Just imagine if this was the way other State supports or payments were determined: say the Department of Social Protection, for example, told parents how they should allocate their child benefit? There would be uproar.
The evidence for the introduction of direct payments is overwhelming. Nearly one in seven – that's a massive 68 per cent – of people who use disability services in Ireland are not satisfied with the level of control they have over their own lives (2010 Department of Health Report on Public Consultation: Efficiency and Effectiveness of Disability Service in Ireland).
We also know from many other countries across Europe where direct payments are already in existence that they are not only effective and successful but that they are cost efficient. In the UK, as far back as 2005, a Cabinet Office Strategy report called direct payments "the most successful public policy in the area of social care." And we know that they are already working for many people in Ireland, including myself.

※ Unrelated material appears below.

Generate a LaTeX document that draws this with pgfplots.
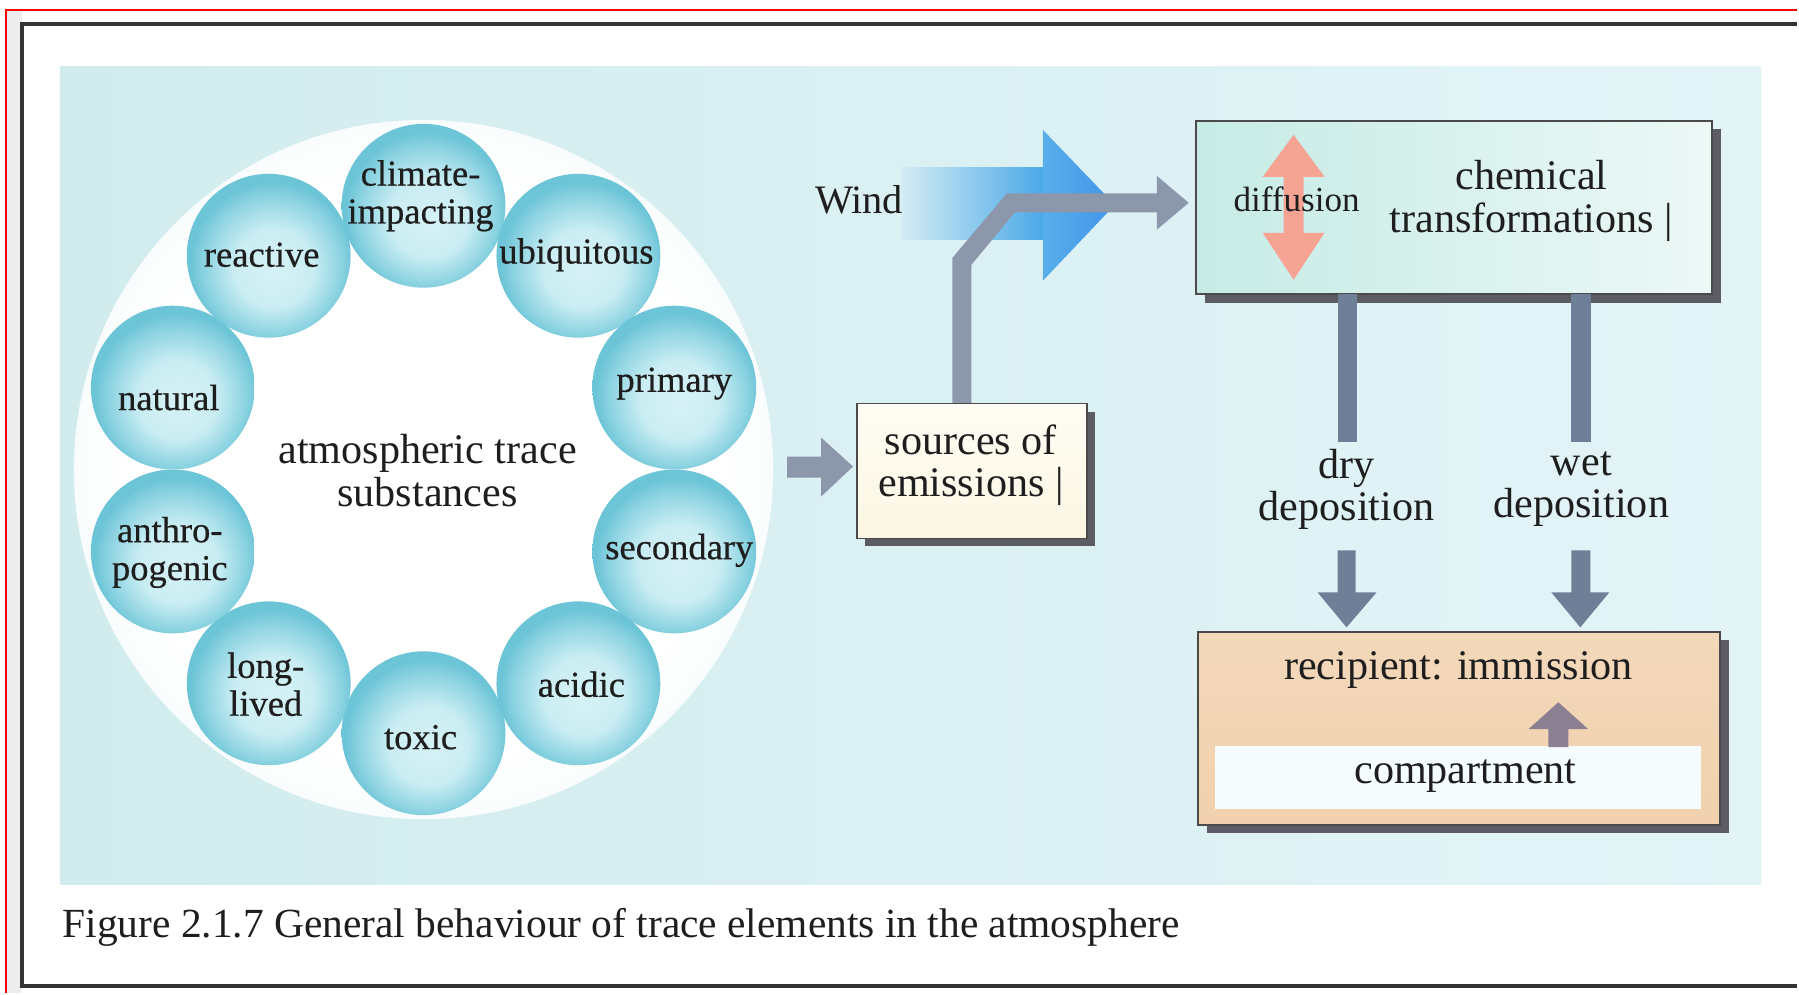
\documentclass[border=0pt]{standalone}
\usepackage{pgfplots}
\pgfplotsset{compat=1.18}
\usepackage{fontspec}
\setmainfont{Liberation Serif}
\newfontfamily\sphfont[FakeBold=0.5]{Liberation Serif}
\definecolor{panelL}{HTML}{D2ECEE}
\definecolor{panelR}{HTML}{E3F4F7}
\definecolor{sphIn}{HTML}{D6F2F6}
\definecolor{sphMid}{HTML}{A6DFEA}
\definecolor{sphOut}{HTML}{6CC4D7}
\definecolor{arrGray}{HTML}{8D97AC}
\definecolor{depGray}{HTML}{6F7F97}
\definecolor{chemL}{HTML}{C6EBE5}
\definecolor{chemR}{HTML}{ECF8F6}
\definecolor{recip}{HTML}{F1D1AE}
\definecolor{cream}{HTML}{FCF7E3}
\definecolor{salmon}{HTML}{F5A393}
\definecolor{windL}{HTML}{D4ECF4}
\definecolor{windR}{HTML}{4AA8E8}
\definecolor{shadowc}{HTML}{5C5C64}
\definecolor{boxline}{HTML}{4A4A4A}
\definecolor{txt}{HTML}{1E1E1E}
\definecolor{mauve}{HTML}{8A8092}
\pgfdeclareradialshading{sph}{\pgfpoint{2bp}{-5bp}}{color(0bp)=(sphIn); color(12bp)=(sphIn!75!sphMid); color(21bp)=(sphMid!55!sphOut); color(25bp)=(sphOut); color(50bp)=(sphOut)}
\pgfdeclareradialshading{halo}{\pgfpoint{0bp}{0bp}}{color(0bp)=(white); color(20bp)=(white); color(24bp)=(white!93!panelL); color(25bp)=(white!85!panelL); color(50bp)=(panelL)}
\pgfplotsset{
  lab/.style={draw=none, mark=none, nodes near coords={#1},
    every node near coord/.append style={anchor=center, align=center, text=txt, inner sep=0pt,
      font=\sphfont\fontsize{10.4}{10.8}\selectfont}},
  bigLab/.style={draw=none, mark=none, nodes near coords={#1},
    every node near coord/.append style={anchor=center, align=center, text=txt, inner sep=0pt,
      font=\fontsize{12}{12.2}\selectfont}},
}
\begin{document}
\begin{tikzpicture}
\begin{axis}[
  width=179.9mm, height=99.4mm, scale only axis,
  xmin=0, xmax=1799, ymin=0, ymax=994, y dir=reverse,
  hide axis, clip=false,
]
% page background and frame
\addplot[fill=white, draw=none] coordinates {(0,0)(1799,0)(1799,994)(0,994)} --cycle;
\addplot[fill=black!7, draw=none] coordinates {(7,10)(22,10)(22,994)(7,994)} --cycle;
\addplot[draw=red, line width=0.7pt] coordinates {(6,994)(6,10)(1799,10)};
\addplot[draw=black!80, line width=1.1pt] coordinates {(1799,24)(22,24)(22,987)(1799,987)};
% panel
\addplot[left color=panelL, right color=panelR, draw=none] coordinates {(60,67)(1763,67)(1763,885)(60,885)} --cycle;
% halo circle
\addplot[draw=none, mark=none, nodes near coords={},
  every node near coord/.append style={anchor=center, circle, inner sep=0pt, minimum size=70mm, shade, shading=halo, draw=none}]
  coordinates {(424,470)};
% spheres
\addplot[draw=none, mark=none, nodes near coords={},
  every node near coord/.append style={anchor=center, circle, inner sep=0pt, minimum size=16.4mm, shade, shading=sph, draw=none}]
  coordinates {(424,206) (579,256) (675,388) (675,552) (579,684) (424,734) (269,684) (173,552) (173,388) (269,256)};
% sphere labels
\addplot[lab={climate-\\impacting}] coordinates {(421,196)};
\addplot[lab={reactive}] coordinates {(262,255)};
\addplot[lab={ubiquitous}] coordinates {(577,255)};
\addplot[lab={primary}] coordinates {(675,384)};
\addplot[lab={natural}] coordinates {(169,398)};
\addplot[lab={secondary}] coordinates {(680,551)};
\addplot[lab={anthro-\\pogenic}] coordinates {(170,553)};
\addplot[lab={acidic}] coordinates {(582,685)};
\addplot[lab={long-\\lived}] coordinates {(266,685)};
\addplot[lab={toxic}] coordinates {(421,738)};
\addplot[bigLab={atmospheric trace\\substances}] coordinates {(428,471)};
% left gray arrow
\addplot[fill=arrGray, draw=none] coordinates {(788,457)(822,457)(822,438)(854,467)(822,497)(822,478)(788,478)} --cycle;
% wind arrow
\addplot[left color=windL, right color=windR, draw=none] coordinates {(902,168)(1046,168)(1046,240)(902,240)} --cycle;
\addplot[left color=windR!92!white, right color=windR!88!blue, draw=none] coordinates {(1044,130)(1116,205)(1044,281)} --cycle;
\node[text=txt, font=\fontsize{11.5}{12}\selectfont] at (860,200) {Wind};
% gray bent arrow from sources to chemical box
\addplot[fill=arrGray, draw=none] coordinates {(953.5,404)(953.5,258)(1008,193.5)(1158,193.5)(1158,176)(1190,203)(1158,230)(1158,212.5)(1016,212.5)(972.5,265)(972.5,404)} --cycle;
% sources box
\addplot[fill=shadowc, draw=none] coordinates {(866,412)(1096,412)(1096,547)(866,547)} --cycle;
\addplot[top color=white!60!cream, bottom color=cream, draw=boxline, line width=0.5pt] coordinates {(858,404)(1088,404)(1088,539)(858,539)} --cycle;
\node[align=center, text=txt, font=\fontsize{12}{12}\selectfont] at (972,466) {sources of\\emissions |};
% chemical box
\addplot[fill=shadowc, draw=none] coordinates {(1206,129)(1723,129)(1723,303)(1206,303)} --cycle;
\addplot[left color=chemL, right color=chemR, draw=boxline, line width=0.5pt] coordinates {(1197,121)(1714,121)(1714,294)(1197,294)} --cycle;
% diffusion double arrow
\addplot[fill=salmon, draw=none] coordinates {(1295,135)(1326,177)(1305,177)(1305,233)(1326,233)(1295,280)(1264,233)(1285,233)(1285,177)(1264,177)} --cycle;
\node[text=txt, font=\fontsize{10}{10}\selectfont] at (1298,200) {diffusion};
\node[align=center, text=txt, font=\fontsize{12}{12.2}\selectfont] at (1533,201) {chemical\\transformations |};
% deposition bars
\addplot[fill=depGray, draw=none] coordinates {(1339,294)(1358,294)(1358,442)(1339,442)} --cycle;
\addplot[fill=depGray, draw=none] coordinates {(1573,294)(1593,294)(1593,442)(1573,442)} --cycle;
\node[align=center, text=txt, font=\fontsize{12}{12}\selectfont] at (1348,490) {dry\\deposition};
\node[align=center, text=txt, font=\fontsize{12}{12}\selectfont] at (1583,490) {wet\\deposition};
% deposition arrows
\addplot[fill=depGray, draw=none] coordinates {(1339,551)(1357,551)(1357,593)(1378,593)(1348,628)(1319,593)(1339,593)} --cycle;
\addplot[fill=depGray, draw=none] coordinates {(1573,551)(1592,551)(1592,593)(1611,593)(1582,628)(1553,593)(1573,593)} --cycle;
% recipient box
\addplot[fill=shadowc, draw=none] coordinates {(1208,641)(1731,641)(1731,834)(1208,834)} --cycle;
\addplot[top color=recip!85!white, bottom color=recip, draw=boxline, line width=0.5pt] coordinates {(1199,633)(1722,633)(1722,826)(1199,826)} --cycle;
\addplot[fill=white!96!cyan, draw=none] coordinates {(1216,747)(1703,747)(1703,810)(1216,810)} --cycle;
\addplot[fill=mauve, draw=none] coordinates {(1550,748)(1550,730)(1530,730)(1560,703)(1590,730)(1570,730)(1570,748)} --cycle;
\node[text=txt, font=\fontsize{12}{12}\selectfont] at (1460,671) {recipient: immission};
\node[text=txt, font=\fontsize{12}{12}\selectfont] at (1467,777) {compartment};
% caption
\node[anchor=base west, text=txt, font=\fontsize{11.8}{13}\selectfont, inner sep=0pt] at (62,938) {Figure 2.1.7 General behaviour of trace elements in the atmosphere};
\end{axis}
\end{tikzpicture}
\end{document}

I am part of a direct payments demonstration project which has been developed by an organisation called the ÁT Network (Áiseanna Tacaíochta). Moving to direct payments has enabled me to make solid plans for my life for the first time. But I’m a middle-aged man. I shouldn’t have had to wait until now to be able to make solid plans for my life. And I certainly don’t think this is a good enough prospect for other people with disabilities. We desperately need to make direct payments a fundamental choice that all people with disabilities can make now. It’s the only way to go if we are serious about equality, dignity and independent living.